Boris Johnson, the London mayor, is looking to Jewish youth movements as a model to help fight the capital's knife crime.
While researching his strategy to reduce the number of stabbings in London, Mr Johnson looked at various youth services and youth movements. He told the JC this week that he was particularly impressed by Jewish groups, which he believes could offer effective lessons in reducing such crimes due to their "peer-led" approach.
He said that such groups - where older teenagers lead activities for younger members - was the most effective way of working with young people. He hailed Jewish youth movements as an example to other communities.
He said: "It's fantastic that the Jewish community provides such excellent support for their young people.

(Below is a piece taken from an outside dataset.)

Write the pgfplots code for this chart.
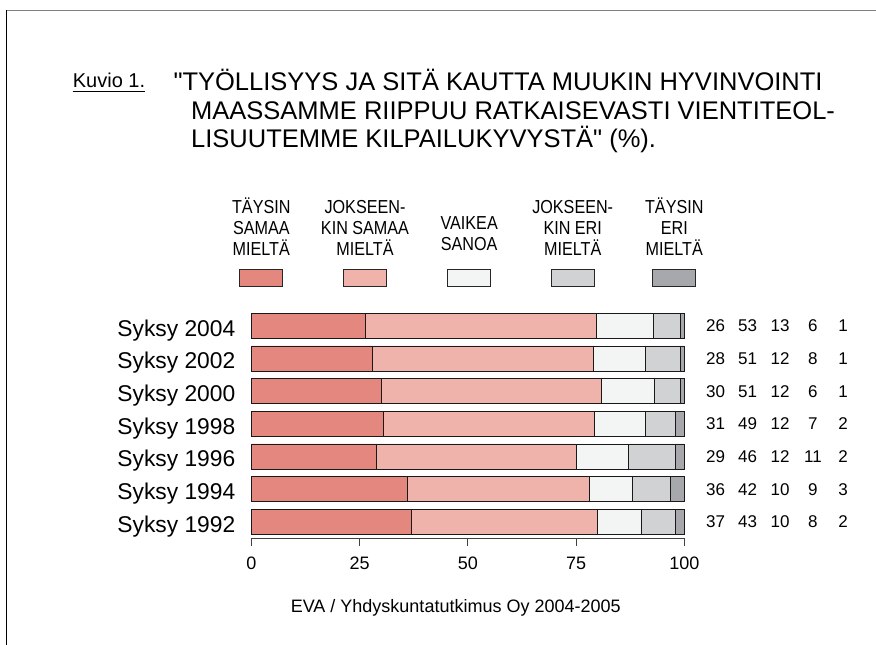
\documentclass[border=0pt]{standalone}
\usepackage{pgfplots}
\pgfplotsset{compat=1.18}
\usepackage{pgfplotstable}
\usepackage{fontspec}
\setmainfont{Liberation Sans}[Ligatures=TeXOff]
\newfontfamily\narrowfont{Liberation Sans}[FakeStretch=0.86]

\definecolor{cA}{RGB}{227,135,127}
\definecolor{cB}{RGB}{240,179,171}
\definecolor{cC}{RGB}{243,245,244}
\definecolor{cD}{RGB}{209,210,212}
\definecolor{cE}{RGB}{167,168,171}

\pgfplotstableread{
y a b c d e la lb lc ld le
0 37.0 42.9 10.1 8.0 2.0 37 43 10 8 2
1 36.0 42.0 10.0 8.9 3.1 36 42 10 9 3
2 29.0 46.0 12.1 10.9 2.0 29 46 12 11 2
3 30.6 48.6 11.9 6.9 2.0 31 49 12 7 2
4 30.0 50.9 12.1 6.0 1.0 30 51 12 6 1
5 27.9 51.1 12.0 8.0 1.0 28 51 12 8 1
6 26.3 53.4 13.1 6.2 1.0 26 53 13 6 1
}\data

\begin{document}
\begin{tikzpicture}
\begin{scope}[x=1pt,y=-1pt]
\path[use as bounding box] (0,0) rectangle (876,645);
% frame
\draw[line width=1.5pt, gray] (6,10.3) -- (876,10.3);
\draw[line width=1pt, black] (6,10.3) -- (6,645);

% title
\node[anchor=base west, inner sep=0pt, font=\fontsize{20}{24}\selectfont] at (72.7,87.3) {Kuvio 1.};
\draw[line width=0.9pt] (72.7,91.7) -- (145,91.7);
\begin{scope}[every node/.style={anchor=base west, inner sep=0pt, font=\fontsize{25.5}{29}\selectfont}]
\node at (173.3,90) {"TYÖLLISYYS JA SITÄ KAUTTA MUUKIN HYVINVOINTI};
\node at (191,119.5) {MAASSAMME RIIPPUU RATKAISEVASTI VIENTITEOL-};
\node at (191,147.5) {LISUUTEMME KILPAILUKYVYSTÄ" (\%).};
\end{scope}

% legend
\begin{scope}[every node/.style={anchor=base, inner sep=0pt, font=\narrowfont\fontsize{18.8}{21}\selectfont}]
\node at (261.3,213.5) {TÄYSIN};
\node at (261.3,234.3) {SAMAA};
\node at (261.3,255) {MIELTÄ};
\node at (365,213.5) {JOKSEEN-};
\node at (365,234.3) {KIN SAMAA};
\node at (365,255) {MIELTÄ};
\node at (469.2,229.3) {VAIKEA};
\node at (469.2,250.5) {SANOA};
\node at (572.7,213.5) {JOKSEEN-};
\node at (572.7,234.3) {KIN ERI};
\node at (572.7,255) {MIELTÄ};
\node at (674.3,213.5) {TÄYSIN};
\node at (674.3,234.3) {ERI};
\node at (674.3,255) {MIELTÄ};
\end{scope}
\foreach \cx/\cc in {261.3/cA,365/cB,469.2/cC,572.7/cD,674.3/cE}{
  \draw[fill=\cc, draw=black!85, line width=0.8pt] (\cx-21.5,269.3) rectangle (\cx+21.5,286);
}
\node[anchor=base, inner sep=0pt, font=\fontsize{18}{20}\selectfont] at (455.7,612) {EVA / Yhdyskuntatutkimus Oy 2004-2005};
\end{scope}

\begin{axis}[
  at={(251.3pt,-538.1pt)}, anchor=south west,
  scale only axis, width=433pt, height=228.7pt,
  xmin=0, xmax=100, ymin=-0.5, ymax=6.5,
  xbar stacked, bar width=0.765,
  axis x line*=bottom, axis y line*=left,
  y axis line style={draw=none},
  x axis line style={black!75, line width=0.9pt, -},
  xtick={0,25,50,75,100},
  ytick={0,...,6},
  yticklabels={Syksy 1992,Syksy 1994,Syksy 1996,Syksy 1998,Syksy 2000,Syksy 2002,Syksy 2004},
  ytick style={draw=none},
  xtick style={black!75, line width=0.9pt},
  tick align=outside, major tick length=8pt,
  /pgf/number format/assume math mode=true,
  xticklabel style={font=\fontsize{18}{20}\selectfont, yshift=-7pt},
  yticklabel style={font=\fontsize{22.8}{26}\selectfont, anchor=base east, yshift=-10.5pt, xshift=-4.5pt},
  clip=false,
  every axis plot/.append style={draw=black!90, line width=0.8pt},
]
\addplot[fill=cA] table[x=a, y=y]{\data};
\addplot[fill=cB] table[x=b, y=y]{\data};
\addplot[fill=cC] table[x=c, y=y]{\data};
\addplot[fill=cD] table[x=d, y=y]{\data};
\addplot[fill=cE] table[x=e, y=y]{\data};
\end{axis}

\begin{axis}[
  at={(251.3pt,-538.1pt)}, anchor=south west,
  scale only axis, width=433pt, height=228.7pt,
  xmin=0, xmax=100, ymin=-0.5, ymax=6.5,
  hide axis, clip=false,
  nodes near coords, point meta=explicit symbolic,
  every node near coord/.append style={anchor=base, yshift=-6pt, inner sep=0pt, font=\fontsize{17}{20}\selectfont},
]
\addplot[only marks, mark=none] table[x expr=107.21, y=y, meta=la]{\data};
\addplot[only marks, mark=none] table[x expr=114.6, y=y, meta=lb]{\data};
\addplot[only marks, mark=none] table[x expr=122.1, y=y, meta=lc]{\data};
\addplot[only marks, mark=none] table[x expr=129.7, y=y, meta=ld]{\data};
\addplot[only marks, mark=none] table[x expr=136.7, y=y, meta=le]{\data};
\end{axis}
\end{tikzpicture}
\end{document}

This is a model that all communities across London should strive to emulate.
"Many of the Jewish groups I have seen have comprehensive programmes of activity for young people, delivered by young people. This model is proven to work - as it encourages positive peer pressure and mentoring. Young people are far more likely to listen to, and respect, their peers."
Although Mr Johnson has still not completed his plan on knife crime, he said he may arrange for representatives from Jewish movements to speak to youth workers in other communities.
The news comes just days after marches against knife crime were held in London and Scotland. At the London event, Prime Minister Gordon Brown delivered a video message saying that stronger penalties against knife crime sent "a clear message to every young person carrying a knife that there will be no excuses and no exceptions".
There have been 27 teenage knife-related deaths in the capital this year.